**Exercise instructions:** The entries below contain a line with "What Bokeh code" and a line with "from bokeh.resources import INLINE". Retype exactly everything from the first down to the second, both included, and nothing else.

**Entries shown:**

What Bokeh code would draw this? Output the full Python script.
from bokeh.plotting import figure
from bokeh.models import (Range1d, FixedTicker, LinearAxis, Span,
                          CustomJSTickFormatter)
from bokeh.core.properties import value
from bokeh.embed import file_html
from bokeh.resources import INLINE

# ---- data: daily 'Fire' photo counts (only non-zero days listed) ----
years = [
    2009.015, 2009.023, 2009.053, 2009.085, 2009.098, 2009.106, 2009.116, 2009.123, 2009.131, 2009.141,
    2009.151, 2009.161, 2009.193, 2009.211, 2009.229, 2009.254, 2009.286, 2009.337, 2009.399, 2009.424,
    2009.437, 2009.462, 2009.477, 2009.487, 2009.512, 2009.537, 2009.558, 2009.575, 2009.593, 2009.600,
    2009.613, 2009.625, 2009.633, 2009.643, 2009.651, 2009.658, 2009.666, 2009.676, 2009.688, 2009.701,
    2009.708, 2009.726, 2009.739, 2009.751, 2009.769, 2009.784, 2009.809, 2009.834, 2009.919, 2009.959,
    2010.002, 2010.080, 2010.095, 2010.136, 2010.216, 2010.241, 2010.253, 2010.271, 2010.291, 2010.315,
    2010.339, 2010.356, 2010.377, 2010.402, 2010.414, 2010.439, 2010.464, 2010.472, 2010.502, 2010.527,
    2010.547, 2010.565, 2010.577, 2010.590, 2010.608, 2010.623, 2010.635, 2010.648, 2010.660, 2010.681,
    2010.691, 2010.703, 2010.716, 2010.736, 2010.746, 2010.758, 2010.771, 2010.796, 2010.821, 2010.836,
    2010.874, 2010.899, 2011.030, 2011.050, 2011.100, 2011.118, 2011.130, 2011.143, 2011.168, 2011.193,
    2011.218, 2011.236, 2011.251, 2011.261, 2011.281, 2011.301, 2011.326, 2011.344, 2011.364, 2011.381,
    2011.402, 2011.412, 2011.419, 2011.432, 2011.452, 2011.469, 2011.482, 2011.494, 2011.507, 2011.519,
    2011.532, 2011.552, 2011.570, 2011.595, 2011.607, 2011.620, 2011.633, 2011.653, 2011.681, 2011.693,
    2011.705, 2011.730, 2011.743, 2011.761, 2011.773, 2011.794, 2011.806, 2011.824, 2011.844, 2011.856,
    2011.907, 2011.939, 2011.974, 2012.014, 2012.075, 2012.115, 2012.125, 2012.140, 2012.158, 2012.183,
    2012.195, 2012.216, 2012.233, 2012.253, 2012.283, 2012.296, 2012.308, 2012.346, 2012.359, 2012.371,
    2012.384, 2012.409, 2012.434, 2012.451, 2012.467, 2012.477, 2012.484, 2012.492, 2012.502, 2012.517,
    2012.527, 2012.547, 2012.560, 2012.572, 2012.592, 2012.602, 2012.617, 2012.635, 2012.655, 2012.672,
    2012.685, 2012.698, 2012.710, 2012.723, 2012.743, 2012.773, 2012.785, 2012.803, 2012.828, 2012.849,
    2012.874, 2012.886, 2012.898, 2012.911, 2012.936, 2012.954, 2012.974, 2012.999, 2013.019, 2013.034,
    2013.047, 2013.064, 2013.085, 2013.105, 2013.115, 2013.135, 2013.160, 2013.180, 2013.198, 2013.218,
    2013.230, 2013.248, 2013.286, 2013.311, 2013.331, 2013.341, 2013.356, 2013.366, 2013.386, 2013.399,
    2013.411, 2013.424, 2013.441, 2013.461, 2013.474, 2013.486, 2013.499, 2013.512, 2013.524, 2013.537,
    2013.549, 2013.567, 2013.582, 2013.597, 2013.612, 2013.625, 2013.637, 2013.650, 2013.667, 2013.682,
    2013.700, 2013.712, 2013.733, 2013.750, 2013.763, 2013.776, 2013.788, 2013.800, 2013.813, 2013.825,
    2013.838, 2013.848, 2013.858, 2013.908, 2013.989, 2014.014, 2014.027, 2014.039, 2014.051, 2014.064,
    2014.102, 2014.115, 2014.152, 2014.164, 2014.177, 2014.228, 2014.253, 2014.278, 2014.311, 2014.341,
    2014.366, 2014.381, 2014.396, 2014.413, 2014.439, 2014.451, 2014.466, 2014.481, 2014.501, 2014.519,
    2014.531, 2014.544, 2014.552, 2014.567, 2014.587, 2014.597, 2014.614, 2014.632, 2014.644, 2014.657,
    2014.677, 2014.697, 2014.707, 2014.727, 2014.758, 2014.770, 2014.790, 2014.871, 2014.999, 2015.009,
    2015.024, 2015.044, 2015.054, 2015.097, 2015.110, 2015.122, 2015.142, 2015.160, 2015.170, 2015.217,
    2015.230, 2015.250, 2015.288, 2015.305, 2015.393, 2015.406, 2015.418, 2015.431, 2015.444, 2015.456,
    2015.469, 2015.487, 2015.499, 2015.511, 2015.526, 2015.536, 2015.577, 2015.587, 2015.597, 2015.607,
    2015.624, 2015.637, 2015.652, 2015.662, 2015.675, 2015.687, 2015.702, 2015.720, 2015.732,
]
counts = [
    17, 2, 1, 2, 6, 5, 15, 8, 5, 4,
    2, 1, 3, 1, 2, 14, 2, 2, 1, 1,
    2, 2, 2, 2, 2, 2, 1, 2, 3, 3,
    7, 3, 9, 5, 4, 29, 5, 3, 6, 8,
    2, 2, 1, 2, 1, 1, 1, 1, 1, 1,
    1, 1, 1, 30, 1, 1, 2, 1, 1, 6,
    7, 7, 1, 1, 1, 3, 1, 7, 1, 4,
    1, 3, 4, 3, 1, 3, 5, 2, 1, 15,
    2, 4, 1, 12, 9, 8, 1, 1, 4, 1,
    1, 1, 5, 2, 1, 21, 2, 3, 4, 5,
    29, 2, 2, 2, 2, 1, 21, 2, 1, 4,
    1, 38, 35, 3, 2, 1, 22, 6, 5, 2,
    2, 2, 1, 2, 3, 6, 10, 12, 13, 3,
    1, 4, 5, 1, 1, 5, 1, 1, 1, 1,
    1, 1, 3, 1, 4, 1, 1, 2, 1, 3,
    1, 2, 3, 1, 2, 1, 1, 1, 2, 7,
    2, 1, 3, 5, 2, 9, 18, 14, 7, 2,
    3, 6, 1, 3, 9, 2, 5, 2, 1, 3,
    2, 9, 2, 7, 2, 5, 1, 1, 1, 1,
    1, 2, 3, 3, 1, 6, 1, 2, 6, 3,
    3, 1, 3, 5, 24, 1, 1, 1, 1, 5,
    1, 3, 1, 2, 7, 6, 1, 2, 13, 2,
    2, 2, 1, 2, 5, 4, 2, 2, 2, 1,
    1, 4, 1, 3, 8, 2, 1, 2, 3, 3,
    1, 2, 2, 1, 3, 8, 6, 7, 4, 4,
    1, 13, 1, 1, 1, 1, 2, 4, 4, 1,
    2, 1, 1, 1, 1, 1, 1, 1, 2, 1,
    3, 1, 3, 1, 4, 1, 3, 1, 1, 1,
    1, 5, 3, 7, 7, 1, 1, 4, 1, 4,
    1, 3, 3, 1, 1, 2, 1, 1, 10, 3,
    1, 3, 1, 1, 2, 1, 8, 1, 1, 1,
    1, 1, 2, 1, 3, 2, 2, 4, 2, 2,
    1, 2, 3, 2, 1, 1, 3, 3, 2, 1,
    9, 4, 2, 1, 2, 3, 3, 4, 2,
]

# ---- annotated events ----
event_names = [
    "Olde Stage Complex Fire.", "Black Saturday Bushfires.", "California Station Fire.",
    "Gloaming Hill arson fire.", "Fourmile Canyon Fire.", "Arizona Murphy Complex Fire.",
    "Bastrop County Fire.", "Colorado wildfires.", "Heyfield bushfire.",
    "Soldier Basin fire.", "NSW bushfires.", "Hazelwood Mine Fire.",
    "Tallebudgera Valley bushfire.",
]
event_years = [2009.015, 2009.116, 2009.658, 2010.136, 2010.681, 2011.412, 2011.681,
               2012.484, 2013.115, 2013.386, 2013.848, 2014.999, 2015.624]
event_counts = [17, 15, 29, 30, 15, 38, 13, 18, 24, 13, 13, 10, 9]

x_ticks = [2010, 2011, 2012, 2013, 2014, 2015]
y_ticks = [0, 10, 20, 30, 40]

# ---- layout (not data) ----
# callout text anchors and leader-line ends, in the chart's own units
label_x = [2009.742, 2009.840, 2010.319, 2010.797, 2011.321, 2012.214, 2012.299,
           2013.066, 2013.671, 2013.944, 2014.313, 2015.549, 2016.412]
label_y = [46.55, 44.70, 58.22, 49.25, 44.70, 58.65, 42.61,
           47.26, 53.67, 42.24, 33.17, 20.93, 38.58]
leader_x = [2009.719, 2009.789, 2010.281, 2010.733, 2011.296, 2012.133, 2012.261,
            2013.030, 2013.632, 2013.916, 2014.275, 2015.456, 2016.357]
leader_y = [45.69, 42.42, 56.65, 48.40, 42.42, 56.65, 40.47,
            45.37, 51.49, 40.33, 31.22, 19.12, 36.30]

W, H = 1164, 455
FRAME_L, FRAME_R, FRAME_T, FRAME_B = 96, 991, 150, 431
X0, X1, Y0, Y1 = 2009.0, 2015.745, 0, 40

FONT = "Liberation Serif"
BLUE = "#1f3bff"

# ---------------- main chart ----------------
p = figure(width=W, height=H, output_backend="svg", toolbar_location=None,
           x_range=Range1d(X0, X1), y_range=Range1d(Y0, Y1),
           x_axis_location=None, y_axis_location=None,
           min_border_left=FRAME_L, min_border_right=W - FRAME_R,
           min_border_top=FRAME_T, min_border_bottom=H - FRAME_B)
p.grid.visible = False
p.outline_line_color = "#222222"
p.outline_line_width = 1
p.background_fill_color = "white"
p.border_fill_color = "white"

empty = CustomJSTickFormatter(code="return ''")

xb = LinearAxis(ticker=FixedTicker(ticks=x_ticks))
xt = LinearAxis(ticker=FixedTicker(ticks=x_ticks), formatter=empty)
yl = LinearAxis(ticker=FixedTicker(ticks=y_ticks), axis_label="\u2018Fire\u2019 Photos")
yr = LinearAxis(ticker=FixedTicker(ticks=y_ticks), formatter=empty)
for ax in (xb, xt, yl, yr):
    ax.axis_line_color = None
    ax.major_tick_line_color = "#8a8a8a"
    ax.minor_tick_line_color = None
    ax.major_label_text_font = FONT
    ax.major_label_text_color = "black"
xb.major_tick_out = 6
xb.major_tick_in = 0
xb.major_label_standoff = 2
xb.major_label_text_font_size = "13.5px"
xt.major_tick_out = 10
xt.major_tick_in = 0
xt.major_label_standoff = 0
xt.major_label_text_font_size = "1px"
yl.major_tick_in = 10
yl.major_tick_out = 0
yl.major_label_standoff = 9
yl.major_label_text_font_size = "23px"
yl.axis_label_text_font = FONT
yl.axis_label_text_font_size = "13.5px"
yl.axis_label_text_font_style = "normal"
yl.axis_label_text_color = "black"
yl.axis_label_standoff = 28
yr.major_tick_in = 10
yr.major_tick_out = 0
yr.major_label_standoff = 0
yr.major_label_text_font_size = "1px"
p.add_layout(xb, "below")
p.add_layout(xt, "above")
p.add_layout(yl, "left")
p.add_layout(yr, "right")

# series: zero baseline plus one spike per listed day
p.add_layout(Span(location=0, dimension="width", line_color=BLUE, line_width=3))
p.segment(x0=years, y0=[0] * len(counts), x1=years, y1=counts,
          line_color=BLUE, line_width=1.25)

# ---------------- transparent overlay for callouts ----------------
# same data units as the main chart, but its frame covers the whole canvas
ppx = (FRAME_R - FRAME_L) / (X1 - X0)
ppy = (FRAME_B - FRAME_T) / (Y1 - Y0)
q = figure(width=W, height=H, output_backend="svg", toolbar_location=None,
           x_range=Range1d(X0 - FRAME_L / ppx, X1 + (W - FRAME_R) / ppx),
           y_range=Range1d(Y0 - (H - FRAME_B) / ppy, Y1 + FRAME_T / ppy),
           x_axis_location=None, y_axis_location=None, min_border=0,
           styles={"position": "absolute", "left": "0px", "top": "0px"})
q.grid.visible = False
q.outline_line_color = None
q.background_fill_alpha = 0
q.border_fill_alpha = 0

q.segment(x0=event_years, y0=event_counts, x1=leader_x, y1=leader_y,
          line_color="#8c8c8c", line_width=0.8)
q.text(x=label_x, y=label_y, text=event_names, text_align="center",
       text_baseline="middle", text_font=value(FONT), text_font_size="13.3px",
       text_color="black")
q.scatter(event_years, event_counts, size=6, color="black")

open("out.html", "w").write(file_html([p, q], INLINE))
--
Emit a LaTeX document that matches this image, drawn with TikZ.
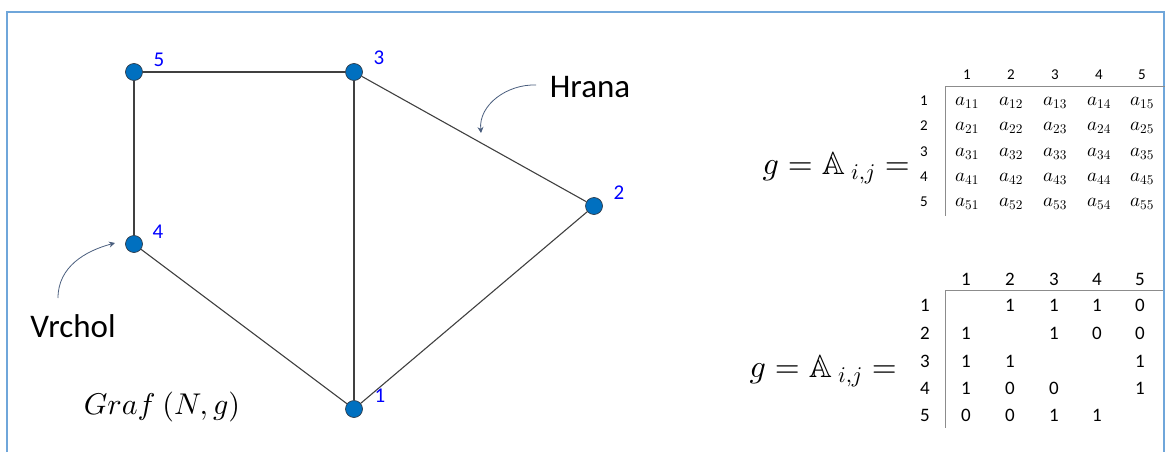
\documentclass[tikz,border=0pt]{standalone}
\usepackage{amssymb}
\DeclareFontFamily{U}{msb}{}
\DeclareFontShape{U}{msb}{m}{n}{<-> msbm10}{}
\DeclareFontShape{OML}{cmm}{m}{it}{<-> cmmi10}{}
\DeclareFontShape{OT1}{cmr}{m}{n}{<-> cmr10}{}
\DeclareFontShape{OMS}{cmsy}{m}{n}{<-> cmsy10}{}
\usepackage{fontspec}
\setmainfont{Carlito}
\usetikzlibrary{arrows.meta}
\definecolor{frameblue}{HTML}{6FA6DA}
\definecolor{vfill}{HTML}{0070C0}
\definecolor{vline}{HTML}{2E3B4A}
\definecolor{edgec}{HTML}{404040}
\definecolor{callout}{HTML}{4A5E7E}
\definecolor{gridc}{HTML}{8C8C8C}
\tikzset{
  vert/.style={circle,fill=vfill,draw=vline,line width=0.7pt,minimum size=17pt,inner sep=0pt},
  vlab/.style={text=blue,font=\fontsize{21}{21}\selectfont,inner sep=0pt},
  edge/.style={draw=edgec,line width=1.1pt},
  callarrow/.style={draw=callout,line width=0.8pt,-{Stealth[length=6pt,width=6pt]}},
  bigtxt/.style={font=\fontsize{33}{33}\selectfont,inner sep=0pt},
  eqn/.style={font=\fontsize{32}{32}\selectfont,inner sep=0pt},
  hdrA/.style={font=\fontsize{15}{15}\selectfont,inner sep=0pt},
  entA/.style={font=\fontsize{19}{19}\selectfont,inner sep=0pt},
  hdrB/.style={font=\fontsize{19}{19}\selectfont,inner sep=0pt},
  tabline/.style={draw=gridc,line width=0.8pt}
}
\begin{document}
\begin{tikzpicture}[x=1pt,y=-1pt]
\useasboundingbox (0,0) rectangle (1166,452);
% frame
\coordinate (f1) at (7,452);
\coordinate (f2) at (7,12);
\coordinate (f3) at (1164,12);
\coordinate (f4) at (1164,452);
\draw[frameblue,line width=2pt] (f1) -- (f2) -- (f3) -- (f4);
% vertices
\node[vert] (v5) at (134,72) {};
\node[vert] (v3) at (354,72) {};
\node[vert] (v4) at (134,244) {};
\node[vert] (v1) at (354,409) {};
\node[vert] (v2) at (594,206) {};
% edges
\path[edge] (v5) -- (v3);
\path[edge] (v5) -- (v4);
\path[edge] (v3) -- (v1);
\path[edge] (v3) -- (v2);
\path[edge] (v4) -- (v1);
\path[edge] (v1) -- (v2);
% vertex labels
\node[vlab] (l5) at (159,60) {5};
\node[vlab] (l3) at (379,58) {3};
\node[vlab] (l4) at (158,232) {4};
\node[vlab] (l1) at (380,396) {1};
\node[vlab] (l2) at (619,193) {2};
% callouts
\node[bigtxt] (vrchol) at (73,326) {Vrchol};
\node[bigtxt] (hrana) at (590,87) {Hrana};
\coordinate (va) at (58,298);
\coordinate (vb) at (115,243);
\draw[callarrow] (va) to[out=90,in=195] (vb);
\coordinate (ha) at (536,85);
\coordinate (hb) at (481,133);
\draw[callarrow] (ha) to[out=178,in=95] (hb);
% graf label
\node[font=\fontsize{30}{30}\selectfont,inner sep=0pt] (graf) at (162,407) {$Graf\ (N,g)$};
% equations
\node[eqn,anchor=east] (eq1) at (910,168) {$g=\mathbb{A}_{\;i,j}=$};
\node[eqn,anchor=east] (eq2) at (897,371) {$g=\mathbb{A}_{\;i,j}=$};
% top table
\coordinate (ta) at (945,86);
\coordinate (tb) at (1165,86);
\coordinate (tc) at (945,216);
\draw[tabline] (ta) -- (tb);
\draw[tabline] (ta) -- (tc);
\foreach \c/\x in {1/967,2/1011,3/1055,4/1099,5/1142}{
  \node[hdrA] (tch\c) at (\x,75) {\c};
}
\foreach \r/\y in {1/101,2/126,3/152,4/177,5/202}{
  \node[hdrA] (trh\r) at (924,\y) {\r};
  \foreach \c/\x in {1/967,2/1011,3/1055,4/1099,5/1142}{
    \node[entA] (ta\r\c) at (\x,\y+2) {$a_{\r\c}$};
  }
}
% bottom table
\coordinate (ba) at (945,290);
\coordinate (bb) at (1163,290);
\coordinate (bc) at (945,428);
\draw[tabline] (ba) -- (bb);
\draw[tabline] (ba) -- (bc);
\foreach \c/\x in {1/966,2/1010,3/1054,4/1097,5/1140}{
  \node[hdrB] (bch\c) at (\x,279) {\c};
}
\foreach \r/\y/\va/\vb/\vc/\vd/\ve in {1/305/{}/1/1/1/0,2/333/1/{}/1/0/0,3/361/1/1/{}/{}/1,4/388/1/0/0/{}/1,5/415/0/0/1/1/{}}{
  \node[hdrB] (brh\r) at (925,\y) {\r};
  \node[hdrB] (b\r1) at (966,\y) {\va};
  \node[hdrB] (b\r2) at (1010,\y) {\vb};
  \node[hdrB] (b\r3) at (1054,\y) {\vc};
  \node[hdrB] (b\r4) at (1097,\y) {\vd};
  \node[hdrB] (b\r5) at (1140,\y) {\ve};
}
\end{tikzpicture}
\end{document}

**Task solution:**
What Bokeh code would draw this? Output the full Python script.
from bokeh.plotting import figure
from bokeh.models import (Range1d, FixedTicker, LinearAxis, Span,
                          CustomJSTickFormatter)
from bokeh.core.properties import value
from bokeh.embed import file_html
from bokeh.resources import INLINE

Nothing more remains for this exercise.